Charles III’s younger son has been back to England and to his family since he left for his “vacation” in western Canada in 2019, but perhaps his most remarkable achievement over the last three years is his thorough alienation of himself from them, beginning with his father and brother. Harry was caught somewhat flat-footed down in London by his grandmother’s death on September 8. He had refused an invitation from her to Balmoral outright; his early September jaunt was to be a charity trip for him and for Meghan Markle, including a pop-over to Germany to check on Invictus preparations for next year.

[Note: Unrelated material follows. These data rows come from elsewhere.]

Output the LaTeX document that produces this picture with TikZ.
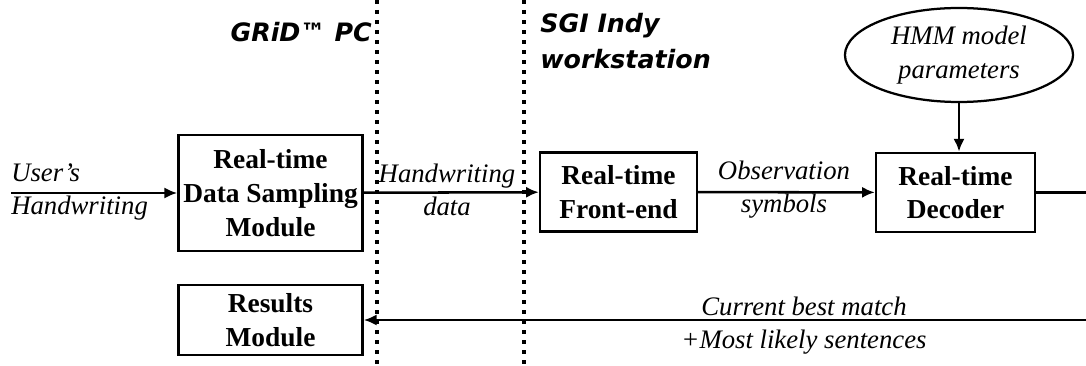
\documentclass[tikz,border=0pt]{standalone}
\usepackage{fontspec}
\setmainfont{Liberation Serif}
\newfontfamily\headfont{DejaVu Sans}
\usetikzlibrary{arrows.meta,shapes.geometric}

\tikzset{
  module/.style={draw, line width=1.8pt, align=center, inner sep=2pt,
    font=\fontsize{19.5}{24}\selectfont\bfseries},
  flowlabel/.style={align=center, inner sep=0pt,
    font=\fontsize{19}{23.5}\selectfont\itshape},
  machine/.style={inner sep=0pt, text=black,
    font=\fontsize{18}{26}\selectfont\headfont\bfseries\itshape},
  divider/.style={line width=2.2pt, dash pattern=on 0.1cm off 0.15cm},
  flow/.style={line width=1.8pt}
}

\begin{document}
\begin{tikzpicture}[x=0.025cm, y=-0.025cm, >={Latex[length=3.2mm,width=2.8mm]}]
  \useasboundingbox (0,0) rectangle (1086,366);
  % the two machines
  \draw[divider] (377,0) -- (377,366);
  \draw[divider] (524,0) -- (524,366);
  \node[machine, anchor=east] (grid) at (372,32) {GRiD\texttrademark\ PC};
  \node[machine, anchor=west, align=left] (sgi) at (540,41) {SGI Indy\\workstation};

  \node[module, minimum width=4.6cm, minimum height=2.9cm] (sample) at (270.5,193) {Real-time\\Data Sampling\\Module};
  \node[module, minimum width=4.6cm, minimum height=1.75cm] (results) at (270.5,320) {Results\\Module};
  \node[module, minimum width=3.92cm, minimum height=1.98cm] (front) at (618.5,192) {Real-time\\Front-end};
  \node[module, minimum width=3.97cm, minimum height=1.98cm] (decoder) at (955.5,192.5) {Real-time\\Decoder};
  \node[ellipse, draw, line width=1.6pt, inner sep=0pt, minimum width=5.7cm, minimum height=2.35cm,
    font=\fontsize{19}{24}\selectfont\itshape, align=center] (hmm) at (959,55) {HMM model\\parameters};

  \coordinate (pen) at (11,193);
  % the return path turns beyond the right edge
  \coordinate (corner) at (1100,192.5);

  \draw[flow, ->] (pen) -- (sample);
  \draw[flow, ->] (sample) -- (front);
  \draw[flow, ->] (front) -- (decoder);
  \draw[flow, ->] (hmm.south) -- (hmm.south |- decoder.north);
  \draw[flow, ->] (decoder) -- (corner) |- (results);

  \node[flowlabel, anchor=west, align=left] (l-pen) at (11,191.5) {User’s\\Handwriting};
  \node[flowlabel] (l-data) at (447,190) {Handwriting\\data};
  \node[flowlabel] (l-obs) at (784,190) {Observation\\symbols};
  \node[flowlabel] (l-match) at (804,326) {Current best match\\+Most likely sentences};
\end{tikzpicture}
\end{document}
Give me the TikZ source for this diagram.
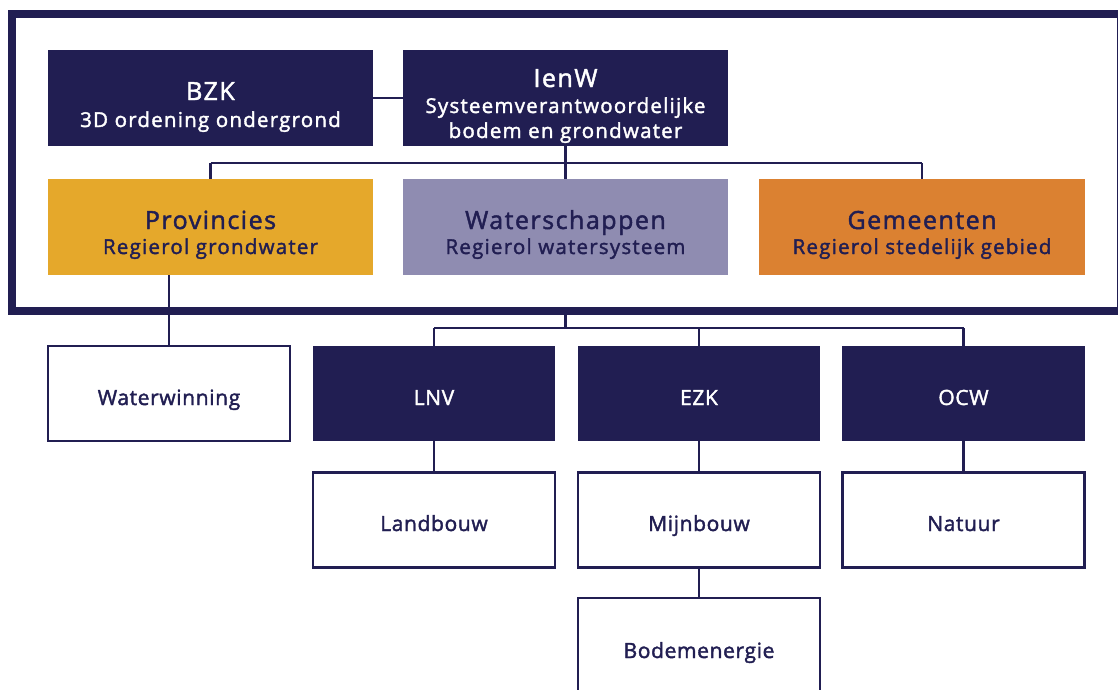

He should perhaps have heeded his grandmother’s invitation. When Harry got the summons from his family to Balmoral, he was late getting in the air, and his grandmother died as he was en route to Scotland. A lot of things both big and small shifted for Harry as his father immediately assumed the role of monarch that evening. Over the following week of family vigils, public processions and Elizabeth’s immense funeral, Harry’s “otherness” shined through, exactly as it did at his grandfather’s funeral last year. If anything, the gulf bewteen Harry and the Windsors showed a bit stronger because his grandmother was regent and the heraldic pomp and detail was vastly more intense. He took part but was set apart from it. Yes, he walked with his father and brother behind Elizabeth’s caisson. But he was faced with the fact that, in his absence, his home and his family had changed forever.